Objective —
Leave out the pictures and reproduce all of the data exactly.

Stored data —
⁂
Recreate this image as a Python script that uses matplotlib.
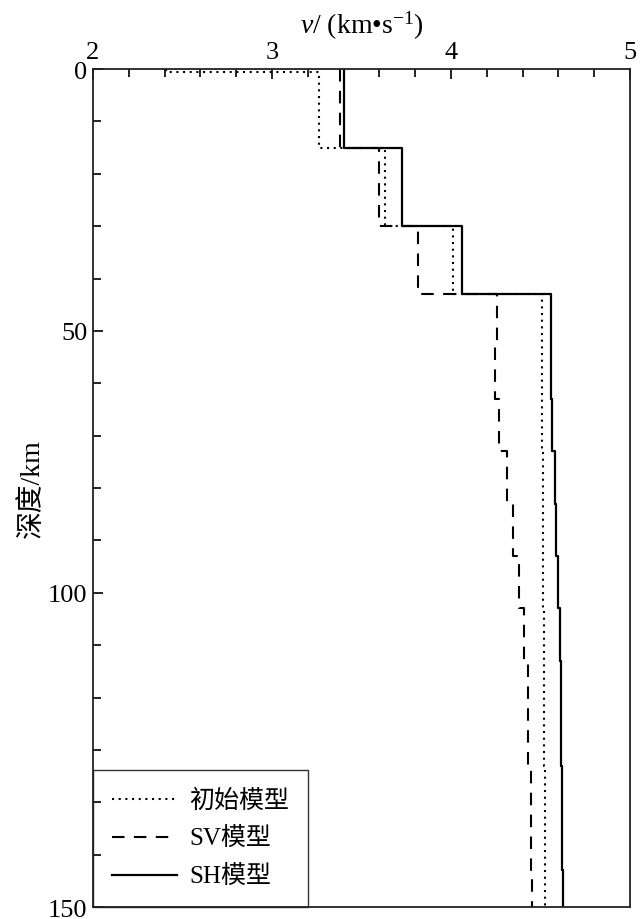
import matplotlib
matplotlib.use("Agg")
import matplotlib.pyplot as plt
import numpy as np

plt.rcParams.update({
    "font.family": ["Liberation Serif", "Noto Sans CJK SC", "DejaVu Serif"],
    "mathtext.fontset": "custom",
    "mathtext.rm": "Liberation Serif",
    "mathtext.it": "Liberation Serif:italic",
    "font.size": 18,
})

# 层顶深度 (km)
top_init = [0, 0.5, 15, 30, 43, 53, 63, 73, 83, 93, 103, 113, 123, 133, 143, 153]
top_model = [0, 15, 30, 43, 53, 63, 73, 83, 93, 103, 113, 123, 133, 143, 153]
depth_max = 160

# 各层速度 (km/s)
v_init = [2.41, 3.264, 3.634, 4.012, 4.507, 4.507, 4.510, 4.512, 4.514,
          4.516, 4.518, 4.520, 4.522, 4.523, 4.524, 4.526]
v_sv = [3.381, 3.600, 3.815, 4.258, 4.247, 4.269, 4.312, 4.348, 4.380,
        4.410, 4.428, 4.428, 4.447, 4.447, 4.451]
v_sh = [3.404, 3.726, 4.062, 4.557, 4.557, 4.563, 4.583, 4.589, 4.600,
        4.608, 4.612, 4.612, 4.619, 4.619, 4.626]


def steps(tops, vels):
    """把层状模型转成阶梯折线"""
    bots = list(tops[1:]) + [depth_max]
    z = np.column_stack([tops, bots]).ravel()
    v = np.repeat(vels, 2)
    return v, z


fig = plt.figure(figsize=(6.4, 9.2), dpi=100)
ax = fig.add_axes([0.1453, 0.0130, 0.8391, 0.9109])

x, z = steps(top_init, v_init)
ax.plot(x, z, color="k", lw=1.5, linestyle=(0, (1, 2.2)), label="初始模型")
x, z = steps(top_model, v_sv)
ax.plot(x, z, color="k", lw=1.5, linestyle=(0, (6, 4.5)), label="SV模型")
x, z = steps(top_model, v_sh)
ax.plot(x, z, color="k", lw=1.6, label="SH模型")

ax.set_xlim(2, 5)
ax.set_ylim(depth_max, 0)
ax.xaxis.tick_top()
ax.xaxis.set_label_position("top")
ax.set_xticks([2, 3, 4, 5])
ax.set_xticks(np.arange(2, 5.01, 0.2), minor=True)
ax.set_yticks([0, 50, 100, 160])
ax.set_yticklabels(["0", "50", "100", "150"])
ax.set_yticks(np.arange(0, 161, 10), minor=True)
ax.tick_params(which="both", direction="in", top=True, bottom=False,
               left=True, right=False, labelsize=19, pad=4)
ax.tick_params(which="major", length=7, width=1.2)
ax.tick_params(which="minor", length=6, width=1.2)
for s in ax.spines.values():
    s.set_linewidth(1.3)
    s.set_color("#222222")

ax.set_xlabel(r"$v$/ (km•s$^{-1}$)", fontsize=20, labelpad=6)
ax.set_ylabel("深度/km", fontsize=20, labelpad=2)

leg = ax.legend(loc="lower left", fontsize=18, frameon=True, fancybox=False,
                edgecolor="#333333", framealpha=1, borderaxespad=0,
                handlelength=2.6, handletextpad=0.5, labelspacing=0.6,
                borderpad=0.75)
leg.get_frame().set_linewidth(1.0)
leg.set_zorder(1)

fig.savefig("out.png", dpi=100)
⁂
Final result —
Recreate this image as a Python script that uses matplotlib.
import matplotlib
matplotlib.use("Agg")
import matplotlib.pyplot as plt
import numpy as np

plt.rcParams.update({
    "font.family": ["Liberation Serif", "Noto Sans CJK SC", "DejaVu Serif"],
    "mathtext.fontset": "custom",
    "mathtext.rm": "Liberation Serif",
    "mathtext.it": "Liberation Serif:italic",
    "font.size": 18,
})

# 层顶深度 (km)
top_init = [0, 0.5, 15, 30, 43, 53, 63, 73, 83, 93, 103, 113, 123, 133, 143, 153]
top_model = [0, 15, 30, 43, 53, 63, 73, 83, 93, 103, 113, 123, 133, 143, 153]
depth_max = 160

# 各层速度 (km/s)
v_init = [2.41, 3.264, 3.634, 4.012, 4.507, 4.507, 4.510, 4.512, 4.514,
          4.516, 4.518, 4.520, 4.522, 4.523, 4.524, 4.526]
v_sv = [3.381, 3.600, 3.815, 4.258, 4.247, 4.269, 4.312, 4.348, 4.380,
        4.410, 4.428, 4.428, 4.447, 4.447, 4.451]
v_sh = [3.404, 3.726, 4.062, 4.557, 4.557, 4.563, 4.583, 4.589, 4.600,
        4.608, 4.612, 4.612, 4.619, 4.619, 4.626]


def steps(tops, vels):
    """把层状模型转成阶梯折线"""
    bots = list(tops[1:]) + [depth_max]
    z = np.column_stack([tops, bots]).ravel()
    v = np.repeat(vels, 2)
    return v, z


fig = plt.figure(figsize=(6.4, 9.2), dpi=100)
ax = fig.add_axes([0.1453, 0.0130, 0.8391, 0.9109])

x, z = steps(top_init, v_init)
ax.plot(x, z, color="k", lw=1.5, linestyle=(0, (1, 2.2)), label="初始模型")
x, z = steps(top_model, v_sv)
ax.plot(x, z, color="k", lw=1.5, linestyle=(0, (6, 4.5)), label="SV模型")
x, z = steps(top_model, v_sh)
ax.plot(x, z, color="k", lw=1.6, label="SH模型")

ax.set_xlim(2, 5)
ax.set_ylim(depth_max, 0)
ax.xaxis.tick_top()
ax.xaxis.set_label_position("top")
ax.set_xticks([2, 3, 4, 5])
ax.set_xticks(np.arange(2, 5.01, 0.2), minor=True)
ax.set_yticks([0, 50, 100, 160])
ax.set_yticklabels(["0", "50", "100", "150"])
ax.set_yticks(np.arange(0, 161, 10), minor=True)
ax.tick_params(which="both", direction="in", top=True, bottom=False,
               left=True, right=False, labelsize=19, pad=4)
ax.tick_params(which="major", length=7, width=1.2)
ax.tick_params(which="minor", length=6, width=1.2)
for s in ax.spines.values():
    s.set_linewidth(1.3)
    s.set_color("#222222")

ax.set_xlabel(r"$v$/ (km•s$^{-1}$)", fontsize=20, labelpad=6)
ax.set_ylabel("深度/km", fontsize=20, labelpad=2)

leg = ax.legend(loc="lower left", fontsize=18, frameon=True, fancybox=False,
                edgecolor="#333333", framealpha=1, borderaxespad=0,
                handlelength=2.6, handletextpad=0.5, labelspacing=0.6,
                borderpad=0.75)
leg.get_frame().set_linewidth(1.0)
leg.set_zorder(1)

fig.savefig("out.png", dpi=100)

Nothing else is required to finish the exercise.